Steven Lemmerman, who DJs under the name DJ Lemz, and his partner Stuart Parlier were walking home from a drag show at Baltimore Soundstage last night when they were attacked at the corner of Charles and Fayette streets.

"We were having a little fun walking back from the show," Lemmerman said in a phone interview this morning. "I was strutting and dancing in the crosswalk when this guy gunned his engine and tried to hit me. I tapped his hood with my palm and he rushed out of the car and went after Stuart first, which means to me that we were targeted for us for strutting across the crosswalk. I think he used the word 'faggot,' but it was such a blur."


The man, described by Lemmerman as being "light skinned" and driving a light "Creamsicle-colored" orange sports car, then went after the DJ. "He chased me for a bit as I tried to get away and started hitting me," he said. "It was a weird time when no one was around that usually busy intersection so I don't know of any witnesses."

After hitting Lemmerman numerous times in the face, the man got in his car and took off.

"I'm OK," the 25-year-old said. "It could have been much worse."

The couple, who have been together for six years, were leaving Bianca del Rio's ironically titled Rolodex of Hate drag show at the Baltimore Soundstage when they entered the crosswalk.

This isn't the first time Lemmernan has been attacked for being gay in Baltimore.

"I hosted a club night at The Get Down about three years ago," he said. "A bunch of guys came in and didn't know it was a gay night. As I was dancing with Stuart, one turned around and said 'get that gay shit out of here.' I politely told him that it was my party and he could leave if he wanted. When I turned away, he sucker-punched me in the back of the head. A huge brawl broke out. It was ironic that I was gay-bashed on my own gay dance night."
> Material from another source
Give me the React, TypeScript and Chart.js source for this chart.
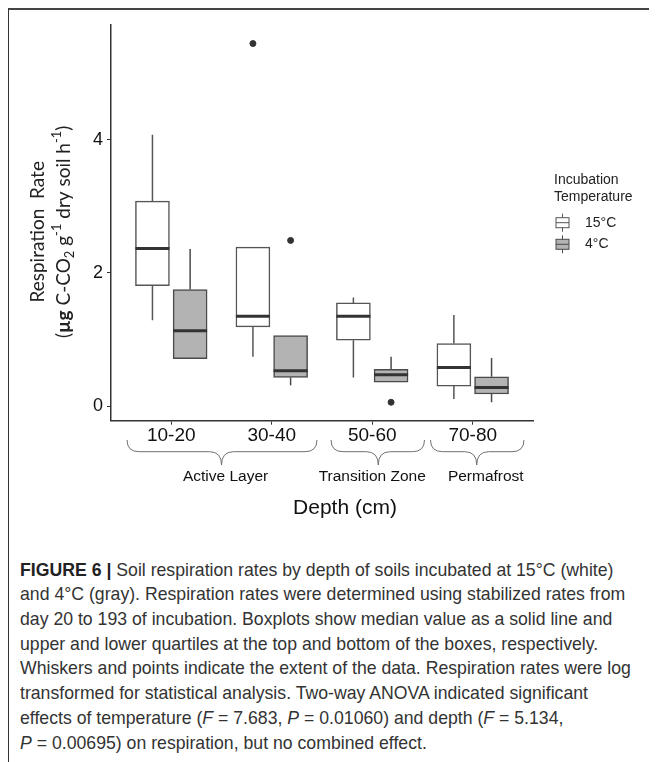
import React, { useEffect, useRef } from "react";
import { Chart, registerables } from "chart.js";
Chart.register(...registerables);

// ---------- data ----------
const categories = ["10-20", "30-40", "50-60", "70-80"];
const seriesNames = ["15°C", "4°C"];
// each row: [min, q1, median, q3, max]
const box15 = [
  [1.29, 1.81, 2.37, 3.08, 4.08],
  [0.74, 1.19, 1.35, 2.39, 2.39],
  [0.43, 0.99, 1.35, 1.55, 1.63],
  [0.105, 0.3, 0.58, 0.94, 1.37],
];
const box4 = [
  [0.71, 0.71, 1.13, 1.75, 2.36],
  [0.31, 0.43, 0.53, 1.06, 1.06],
  [0.36, 0.36, 0.47, 0.55, 0.74],
  [0.056, 0.18, 0.28, 0.44, 0.72],
];
const outliers15 = [[], [5.45], [], []];
const outliers4 = [[], [2.49], [0.056], []];
const yTicks = [0, 2, 4];
const groupNames = ["Active Layer", "Transition Zone", "Permafrost"];
const groupStart = [0.56, 2.59, 3.58];
const groupEnd = [2.45, 3.52, 4.51];
const groupTip = [1.5, 3.06, 4.04];
const groupLabelAt = [1.54, 3.0, 4.13];

const DODGE = 0.1875;
const SANS = '"Liberation Sans", Arial, sans-serif';
const FILL = ["#ffffff", "#b3b3b3"];
const STROKE = ["#555555", "#4a4a4a"];

const boxes = [box15, box4];
const outs = [outliers15, outliers4];
const offsets = [-DODGE, DODGE];

type Seg = { t: string; b?: boolean; sub?: boolean; sup?: boolean };

function drawRich(ctx: CanvasRenderingContext2D, segs: Seg[], size: number, family: string) {
  const fontFor = (s: Seg) =>
    `${s.b ? "bold " : ""}${s.sub || s.sup ? size * 0.68 : size}px ${family}`;
  let total = 0;
  const widths: number[] = [];
  segs.forEach((s) => {
    ctx.font = fontFor(s);
    const w = ctx.measureText(s.t).width;
    widths.push(w);
    total += w;
  });
  let x = -total / 2;
  segs.forEach((s, i) => {
    ctx.font = fontFor(s);
    const dy = s.sub ? size * 0.3 : s.sup ? -size * 0.38 : 0;
    ctx.fillText(s.t, x, dy);
    x += widths[i];
  });
}

const extrasPlugin = {
  id: "extras",
  beforeDatasetsDraw(chart: any) {
    const ctx = chart.ctx as CanvasRenderingContext2D;
    const xs = chart.scales.x;
    const ys = chart.scales.y;
    ctx.save();
    boxes.forEach((bx, s) => {
      bx.forEach((row, i) => {
        const xc = xs.getPixelForValue(i + 1 + offsets[s]);
        ctx.strokeStyle = STROKE[s];
        ctx.lineWidth = 1.5;
        ctx.beginPath();
        ctx.moveTo(xc, ys.getPixelForValue(row[3]));
        ctx.lineTo(xc, ys.getPixelForValue(row[4]));
        ctx.moveTo(xc, ys.getPixelForValue(row[1]));
        ctx.lineTo(xc, ys.getPixelForValue(row[0]));
        ctx.stroke();
      });
    });
    ctx.restore();
  },
  afterDatasetsDraw(chart: any) {
    const ctx = chart.ctx as CanvasRenderingContext2D;
    const ys = chart.scales.y;
    ctx.save();
    boxes.forEach((bx, s) => {
      const meta = chart.getDatasetMeta(s);
      bx.forEach((row, i) => {
        const el = meta.data[i];
        const half = el.width / 2;
        const xc = el.x;
        const y = ys.getPixelForValue(row[2]);
        ctx.strokeStyle = "#333333";
        ctx.lineWidth = 3;
        ctx.beginPath();
        ctx.moveTo(xc - half, y);
        ctx.lineTo(xc + half, y);
        ctx.stroke();
      });
    });
    ctx.restore();
  },
  afterDraw(chart: any) {
    const ctx = chart.ctx as CanvasRenderingContext2D;
    const xs = chart.scales.x;
    const area = chart.chartArea;
    ctx.save();
    // braces + group labels
    const yTop = area.bottom + 19.3;
    groupNames.forEach((g, k) => {
      const x1 = xs.getPixelForValue(groupStart[k]);
      const x2 = xs.getPixelForValue(groupEnd[k]);
      const xm = xs.getPixelForValue(groupTip[k]);
      const y2 = yTop + 11.7;
      const y3 = yTop + 25;
      const r = 12;
      ctx.strokeStyle = "#707070";
      ctx.lineWidth = 1;
      ctx.beginPath();
      ctx.moveTo(x1, yTop);
      ctx.quadraticCurveTo(x1, y2, x1 + r, y2);
      ctx.lineTo(xm - r, y2);
      ctx.quadraticCurveTo(xm, y2, xm, y3);
      ctx.quadraticCurveTo(xm, y2, xm + r, y2);
      ctx.lineTo(x2 - r, y2);
      ctx.quadraticCurveTo(x2, y2, x2, yTop);
      ctx.stroke();
      ctx.fillStyle = "#111111";
      ctx.font = `15.5px ${SANS}`;
      ctx.textAlign = "center";
      ctx.textBaseline = "middle";
      ctx.fillText(g, xs.getPixelForValue(groupLabelAt[k]), area.bottom + 56);
    });
    // x title
    ctx.fillStyle = "#111111";
    ctx.font = `21px ${SANS}`;
    ctx.textAlign = "center";
    ctx.textBaseline = "middle";
    ctx.fillText("Depth (cm)", 336, area.bottom + 87.5);

    // y title
    const cy = (area.top + area.bottom) / 2 + 9;
    ctx.fillStyle = "#222222";
    ctx.textAlign = "left";
    ctx.textBaseline = "middle";
    ctx.save();
    ctx.translate(29, cy);
    ctx.rotate(-Math.PI / 2);
    drawRich(ctx, [{ t: "Respiration  Rate" }], 19, "Lato");
    ctx.restore();
    ctx.save();
    ctx.translate(55, cy);
    ctx.rotate(-Math.PI / 2);
    drawRich(
      ctx,
      [
        { t: "(" },
        { t: "µg", b: true },
        { t: " C-CO" },
        { t: "2", sub: true },
        { t: " g" },
        { t: "-1", sup: true },
        { t: " dry soil h" },
        { t: "-1", sup: true },
        { t: ")" },
      ],
      19,
      "Lato"
    );
    ctx.restore();

    // legend
    const lx = 545;
    ctx.fillStyle = "#222222";
    ctx.font = `14px ${SANS}`;
    ctx.textAlign = "left";
    ctx.textBaseline = "middle";
    ctx.fillText("Incubation", lx, 170);
    ctx.fillText("Temperature", lx, 187);
    const iconY = [212.7, 234.3];
    seriesNames.forEach((n, s) => {
      const cx = 553.5;
      const cyy = iconY[s];
      ctx.strokeStyle = STROKE[s];
      ctx.lineWidth = 1;
      ctx.beginPath();
      ctx.moveTo(cx, cyy - 9);
      ctx.lineTo(cx, cyy + 9);
      ctx.stroke();
      ctx.fillStyle = FILL[s];
      ctx.fillRect(cx - 6.5, cyy - 5, 13, 10);
      ctx.strokeRect(cx - 6.5, cyy - 5, 13, 10);
      ctx.beginPath();
      ctx.moveTo(cx - 6.5, cyy);
      ctx.lineTo(cx + 6.5, cyy);
      ctx.stroke();
      ctx.fillStyle = "#222222";
      ctx.font = `14px ${SANS}`;
      ctx.fillText(n, 576, cyy);
    });
    ctx.restore();
  },
};

export default function App() {
  const ref = useRef<HTMLCanvasElement>(null);
  useEffect(() => {
    if (!ref.current) return;
    const datasets: any[] = boxes.map((bx, s) => ({
      type: "bar",
      label: seriesNames[s],
      data: bx.map((row, i) => ({ x: i + 1 + offsets[s], y: [row[1], row[3]] })),
      backgroundColor: FILL[s],
      borderColor: STROKE[s],
      borderWidth: 1.5,
      borderSkipped: false,
      barThickness: 34,
      grouped: false,
    }));
    outs.forEach((o, s) => {
      const pts: { x: number; y: number }[] = [];
      o.forEach((vals, i) => vals.forEach((v) => pts.push({ x: i + 1 + offsets[s], y: v })));
      datasets.push({
        type: "scatter",
        label: seriesNames[s] + " outliers",
        data: pts,
        pointRadius: 3,
        pointBackgroundColor: "#333333",
        pointBorderColor: "#333333",
        showLine: false,
      });
    });
    const chart = new Chart(ref.current, {
      type: "bar",
      data: { datasets },
      plugins: [extrasPlugin],
      options: {
        animation: false,
        responsive: false,
        maintainAspectRatio: false,
        layout: { padding: { left: 62, right: 124, top: 15, bottom: 0 } },
        plugins: { legend: { display: false }, tooltip: { enabled: false } },
        scales: {
          x: {
            type: "linear",
            min: 0.4,
            max: 4.6,
            offset: false,
            afterBuildTicks: (s: any) => {
              s.ticks = categories.map((_, i) => ({ value: i + 1 }));
            },
            afterFit: (s: any) => {
              s.height = 109.3;
            },
            ticks: {
              callback: (v: any) => categories[Math.round(v) - 1] ?? "",
              font: { family: SANS, size: 19 },
              color: "#111111",
              padding: 0,
              maxRotation: 0,
              autoSkip: false,
            },
            grid: {
              display: true,
              offset: false,
              drawOnChartArea: false,
              drawTicks: true,
              tickLength: 4,
              color: "#333333",
            },
            border: { display: true, color: "#333333", width: 1.5 },
          },
          y: {
            min: -0.221,
            max: 5.729,
            afterBuildTicks: (s: any) => {
              s.ticks = yTicks.map((v) => ({ value: v }));
            },
            afterFit: (s: any) => {
              s.width = 40;
            },
            ticks: {
              font: { family: SANS, size: 18 },
              color: "#111111",
              padding: 4,
            },
            grid: {
              display: true,
              drawOnChartArea: false,
              drawTicks: true,
              tickLength: 4,
              color: "#333333",
            },
            border: { display: true, color: "#333333", width: 1.5 },
          },
        },
      } as any,
    });
    return () => chart.destroy();
  }, []);

  return (
    <div
      style={{
        height: 754,
        borderTop: "2px solid #444",
        borderLeft: "1px solid #333",
        boxSizing: "border-box",
        overflow: "hidden",
      }}
    >
      <style>{`html,body{overflow:hidden}`}</style>
      <canvas ref={ref} width={648} height={520} style={{ display: "block", width: 648, height: 520 }} />
      <div
        style={{
          marginTop: 27.6,
          paddingLeft: 11,
          fontFamily: '"Liberation Sans", Arial, sans-serif',
          fontSize: 19,
          lineHeight: "24.7px",
          color: "#333",
          whiteSpace: "nowrap",
          transform: "scaleX(0.93)",
          transformOrigin: "11px 0",
        }}
      >
        <b style={{ color: "#222" }}>FIGURE 6 |</b> Soil respiration rates by depth of soils incubated at 15°C (white)
        <br />
        and 4°C (gray). Respiration rates were determined using stabilized rates from
        <br />
        day 20 to 193 of incubation. Boxplots show median value as a solid line and
        <br />
        upper and lower quartiles at the top and bottom of the boxes, respectively.
        <br />
        Whiskers and points indicate the extent of the data. Respiration rates were log
        <br />
        transformed for statistical analysis. Two-way ANOVA indicated significant
        <br />
        effects of temperature (<i>F</i> = 7.683, <i>P</i> = 0.01060) and depth (<i>F</i> = 5.134,
        <br />
        <i>P</i> = 0.00695) on respiration, but no combined effect.
      </div>
    </div>
  );
}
Another gay artist, rapper DDm, said he hasn't had personal incidents with gay bashing in Baltimore but remains alert. "I've never had problems, but then again I'm a pretty big guy," he said, adding this caveat: "But this is a tough town and very unpredictable."

Lemmerman, who lives near Soundstage, observed that though it's great to go to a general venue for a drag show, the impending closure of the Club Hippo leaves a void.

"We need our gay places," Lemmerman said. "It's really nice to have a safe place. I understand why [gay bars] are closing, but it's great to be with your community and identify with each other. I see [the bars] as a necessary and safe."

This morning, Lemmerman posted a picture of his bloodied and bruised face on Facebook with the words, "Thanks Baltimore, sorry for being gay."

The headline of this story has been changed to more accurately reflect the content.